In the Kenyan elections, computer glitches, spoiled ballots and delayed results are testing the patience of millions of voters. One official says the final figures could be announced on Friday.
Worries were mounting in Kenya as ballot-counting from this week's general and presidential elections dragged on due to technical glitches in an expensive, high-tech computerized system.
Provisional results show Deputy Prime Minister Uhuru Kenyatta, who is to face trial at the International Criminal Court (ICC), to be leading in the presidential race. However, he may not be able to pull off a first-round victory.
Under Kenyan law, the Independent Electoral and Boundaries Commission (IEBC) has until Monday to release the final result.
Elijah Ole Leshao, one of the Commission's supervisors at Nyayo Tallying Center, Nairobi told DW correspondent James Shimanyula "the delay was caused by the counting."
IEBC chairman Ahmed Isaack Hassan said results could be announced by the end of the week. "Early in the morning on Friday we should be able to arrive at a conclusion," he said.
Voters said they were getting increasingly nervous about the delay in tallying the data, with the shadow of post-election violence in 2007 hanging over the country.
"The mood is tense, as in people are losing their patience. They want to know the result as soon as possible. Since yesterday, no vehicles are on the road, businesses have closed," Josh Ogure, an electrician in Nairobi's Kibera slum, told the German dpa news agency. Like others, Ogure said he was worried the delay could allow politicians to "rig" the vote.
Instead of relying upon electronic transmission of data, electoral officials were physically bringing ballots from around the country to be counted at the Nyayo Tallying Center.
Provisional results, with more than 40 per cent of votes counted, show Kenyatta with about 53 per cent of the vote, while his rival, Premier Raila Odinga, had about 42 per cent.
The Independent Electoral and Boundaries Commission (IEBC) apologized for the problems in the electronic system, which cost tens of millions of dollars.
With this system the electoral commission had been broadcasting running tallies based on encrypted text messages received from polling stations.
To avoid a run-off, a candidate must garner at least 50 percent of the votes.

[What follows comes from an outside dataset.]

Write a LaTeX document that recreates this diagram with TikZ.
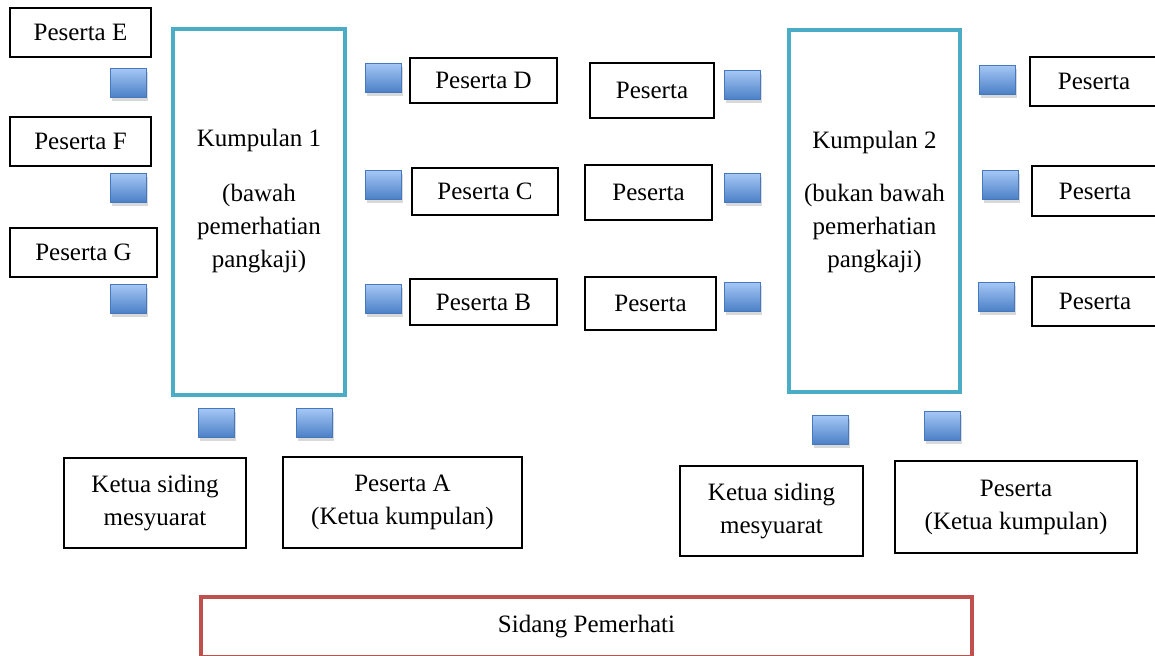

The IEBC said hundreds of thousands of spoiled ballots will be counted, which could make it harder for Kenyatta to reach that 50 percent mark and avoid a second round run-off. Spoiled ballots make up more than five percent of votes cast.
Charity Ngilu a senior member of Jubilee Coalition, Kenyatta's party, described the IEBC's move as "sinister and suspect."
Allegations of British interference denied
Other officials close to Kenyatta accused foreign diplomats of attempting to interfere with the vote tallying.
They slammed the "shadowy, suspicious and rather animated involvement of the British High Commissioner to Kenya, Dr Christian Turner."
Jubilee accused the British of pushing the Electoral Commission to include invalidated votes in the counting. Turner has denied the charges.
Britain's Foreign Office also said claims of British interference were "entirely false and misleading."
The last election saw some 1,200 people killed in ethnic violence after outgoing president Mwai Kibaki was declared the victor over Odinga amid charges of voting fraud.
Kenyans are waiting to see if politicians will respect the vote results this time. At least 15 people were killed in pockets of violence as voting took place on Monday but so far there has been no repeat of large scale unrest.
Despite the technical glitches, European Union chief observer Alojz Peterle said the vote was credible and transparent so far.